MG: The Cosmos work came from the idea to leave the square or rectangular shape of photographs so as to create a multitude of objects starting from a single one. The first was Black Cosmos, round pictures of various sizes which represent a female character, viewed from above, wearing a black garment and spinning counter-clockwise, as in the Sufi mystical dance. Then I thought about Red Cosmos, from the colour of Indian women’s bindi, in which the characters spin so quickly that their image becomes completely abstract, as if it is a planet on fire or a dot.
NF: You have stated the interest in exposing similarities rather than differences: In the hypermediatic and fast paced era we live in today, hybridisation or ‘contamination’ (as you have described it in previous interviews) between cultures and religions seems to be accelerating exponentially. How much of an influence are these themes for you?
MG: I am interested in the red thread that links cultures, in finding and emphasizing the similarities among religions. Fatima, for example, is the name of a Saint both for Muslims and for Christians. And I have represented her as a character with a dark, sweet and merciful face. The Sikhs have fascinated me because of their strong contamination with the Islamic tradition, even though intertwined with Hindu motifs. This explains why their founder was Guru Nanak, a great Sufi master.
NF: As an artist who has made work in India and about India, I have found it very hard to call a project or body of work ‘finished’, given the magnitude of the subject matter offered. Is your work there complete?
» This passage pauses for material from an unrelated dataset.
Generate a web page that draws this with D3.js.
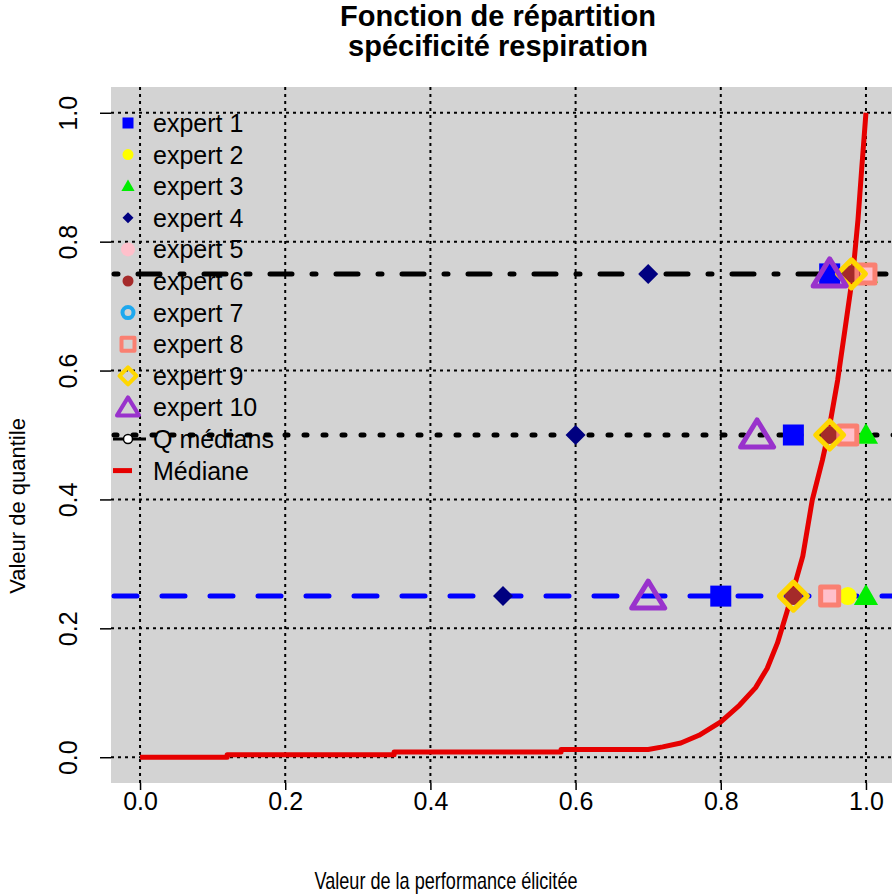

MG: India is fascinating and I hope I will go back very soon to acquire new sensations and experiences. I don’t think I am going to close a work theme. I just want to make it rest and, in the meantime, I would like to open up a new one. I don’t want to repeat myself, but I don’t intend to give up certain themes only because I have already used them… so I don’t know exactly what I am going to do. My work is first conceived in my head and then it is transformed into a photograph. Of course I need the stimuli coming from new encounters, sensations and emotions. But often, it is the image that wants to be born and to be represented… even before having seen it … The creative effort is something mysterious and very intimate and it is beyond rational control.
Maimouna Patrizia Guerresi (1951) is a photographer, sculptor, video and installation artist. Her work originates from conceptual experiments inspired by the 1970’s Body Art movement. In 1991, Maimouna travelled to various African countries and converted to Islam, subsequently adopting the name of Maimouna . This marked a change in identity and direction in regards to her work that started to focus on recurring themes of multicultural symbolism and feminine spirituality.
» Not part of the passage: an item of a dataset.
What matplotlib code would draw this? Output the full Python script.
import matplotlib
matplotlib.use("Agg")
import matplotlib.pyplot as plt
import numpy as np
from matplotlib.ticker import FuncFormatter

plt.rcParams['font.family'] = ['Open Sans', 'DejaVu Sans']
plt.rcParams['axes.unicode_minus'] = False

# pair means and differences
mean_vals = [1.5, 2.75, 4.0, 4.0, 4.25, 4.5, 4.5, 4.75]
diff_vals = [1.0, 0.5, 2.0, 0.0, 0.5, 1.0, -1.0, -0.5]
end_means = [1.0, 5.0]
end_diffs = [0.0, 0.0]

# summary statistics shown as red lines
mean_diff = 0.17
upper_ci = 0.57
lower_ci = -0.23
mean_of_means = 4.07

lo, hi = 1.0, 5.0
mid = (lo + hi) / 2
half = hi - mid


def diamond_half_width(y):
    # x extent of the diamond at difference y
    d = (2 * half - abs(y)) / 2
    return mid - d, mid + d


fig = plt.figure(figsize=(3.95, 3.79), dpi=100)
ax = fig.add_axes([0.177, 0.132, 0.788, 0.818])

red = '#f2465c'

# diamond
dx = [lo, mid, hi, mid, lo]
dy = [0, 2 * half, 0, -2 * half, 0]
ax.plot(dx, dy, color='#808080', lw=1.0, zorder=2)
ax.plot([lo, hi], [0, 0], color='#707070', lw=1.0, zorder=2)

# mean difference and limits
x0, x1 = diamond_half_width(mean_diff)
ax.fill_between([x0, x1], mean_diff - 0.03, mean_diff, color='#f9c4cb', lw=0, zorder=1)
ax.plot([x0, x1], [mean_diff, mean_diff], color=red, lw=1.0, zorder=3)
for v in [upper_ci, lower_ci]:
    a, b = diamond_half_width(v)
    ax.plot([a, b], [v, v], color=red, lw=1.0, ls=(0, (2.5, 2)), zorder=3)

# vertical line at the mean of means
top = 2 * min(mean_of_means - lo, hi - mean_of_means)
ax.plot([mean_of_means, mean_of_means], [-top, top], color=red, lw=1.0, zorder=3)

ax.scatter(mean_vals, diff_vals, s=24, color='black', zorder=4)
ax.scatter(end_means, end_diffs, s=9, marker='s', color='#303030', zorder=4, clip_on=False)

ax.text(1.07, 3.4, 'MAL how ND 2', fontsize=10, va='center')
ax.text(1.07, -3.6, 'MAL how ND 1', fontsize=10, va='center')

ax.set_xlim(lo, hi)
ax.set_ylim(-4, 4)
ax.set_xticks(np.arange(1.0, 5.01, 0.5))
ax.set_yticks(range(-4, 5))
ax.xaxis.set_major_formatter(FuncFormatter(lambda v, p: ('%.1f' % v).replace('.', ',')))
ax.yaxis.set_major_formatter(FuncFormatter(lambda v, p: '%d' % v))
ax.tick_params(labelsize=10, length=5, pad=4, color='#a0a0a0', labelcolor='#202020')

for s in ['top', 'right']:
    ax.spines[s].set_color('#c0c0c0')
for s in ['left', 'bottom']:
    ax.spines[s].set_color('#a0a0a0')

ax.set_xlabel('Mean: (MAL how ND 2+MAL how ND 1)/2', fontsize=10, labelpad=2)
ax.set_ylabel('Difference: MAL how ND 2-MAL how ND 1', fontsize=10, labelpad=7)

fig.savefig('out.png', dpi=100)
Maimouna’s art has been exhibited across the globe in numerous galleries, museums and festivals including:
The Venice Biennale (1982, 1986, 2011), Mudima Foundation (Milan, Italy. 1999), Levy Gallery (Madrid, Spain. 2000), Museum of Contemporary Art III (Atlanta, USA. 2004), Dakar Off Biennale (Dakar, Senegal. 2004), Spazio Teca Gallery (Verona, Italy 2006), Biennale Africaine de la Photographie “Les Rencontres de Bamako “ Musèe National (Bamako, Mali. 2009), Fondazione Arnaldo Pomodoro (Milan, Italy. 2010), Li-Space (Beijing, China. 2011),M.I.A Galleria Paola Colombari (Milan, Italy 2011), Photo & Contemporary Gallery at Artissima Art Fair (Turin, Italy) and Paris Photo 2012, Tasveer Gallery (India, 2013).
Maimouna currently lives and works near Verona in Monteforte d’Alpone, and Milan, Italy.